The occasional Red Tail
Hawk comes by the neighborhood , doing the late February
getting-kind-of-hungry-waiting-for-the-lagging-behind-Dove dance, at times with
luck, so that when I walk by, home from work, there will be an inevitable pile
of small soft grey feathers…not often, but at times, the great Hawk dines here
also.
All the while, the neighborhood Coyotes are off in their nearby
winter homes, the not-yet-dinner themselves Possum and Skunk and Porcupine
coming nightly to the Compost Diner Site.
In the midst of this, we
know, as we fall asleep in our warm beds and wake to the cold dawn, that the
Bears are giving birth.
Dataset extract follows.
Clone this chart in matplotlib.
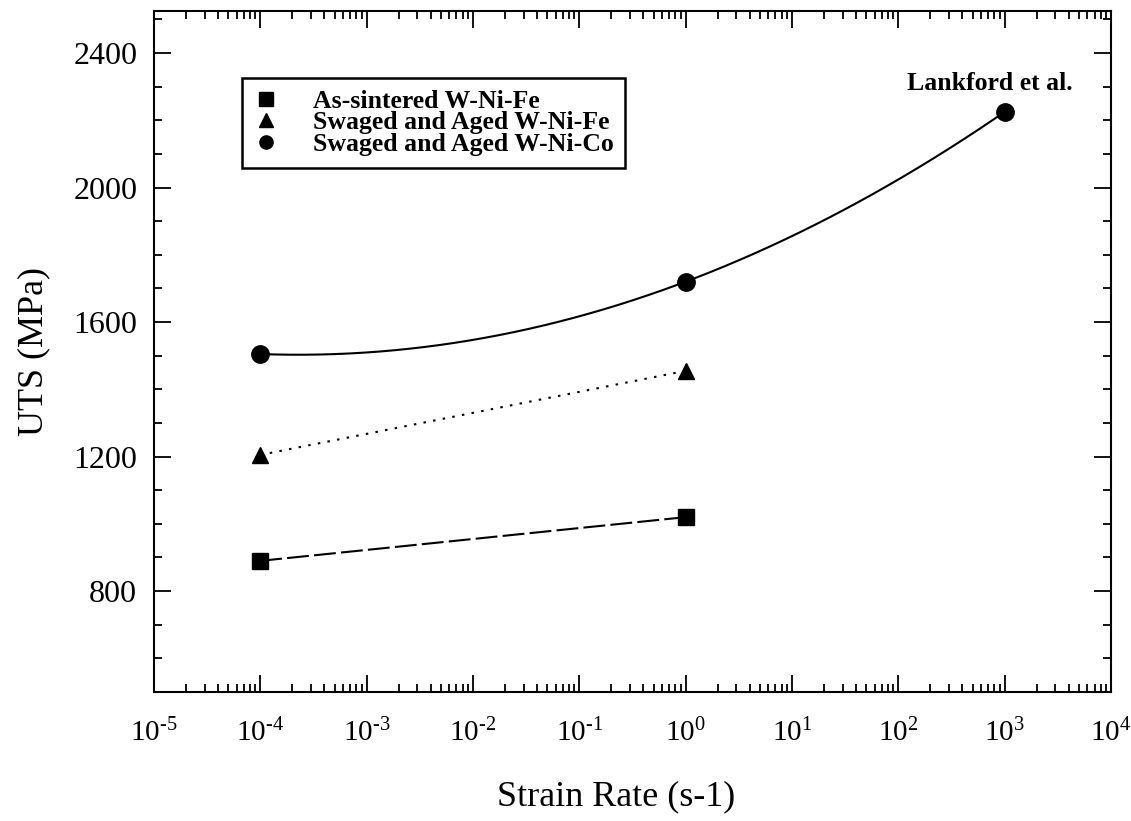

They are giving birth while deeply asleep in their
hibernation, and the miracle of tiny wet young are pushed out into a freezing
cold winter land ,as were their parents and their parents and their parents, to
blindly move toward a teat, to nestle into the pungent, warm, slumbering bulk
of their mother, to feed and feed, and soon discover each other and play and
tossle while still she sleeps...to push far beneath her bulk on a freezing cold
morning, press beneath her thick fur when in comes a freezing rain, to suckle
and grow and bumble about .
Until one fine morning, as
the light upon the earth and the heavens shifts, as the Maples begin to waken
and their sap thins and flows, as trees all about hear the differentiation of
temperature and humidity and light and begin to slowly come awake, on possibly
this very fine morning, her enormous eyes open, her body begins to stir, and
there are her offspring...possibly one, or two, at times three, surrounding
her, bonded as tree is to earth; imagine her gaze, her nostrils filling with
the smells of her own young, their wobbly funny small bodies delighted with her
wakened presence, possibly their confusion when, enormous, she rises, licks
them each, stretches after her long
winter's sleep, and begins to think about lunch.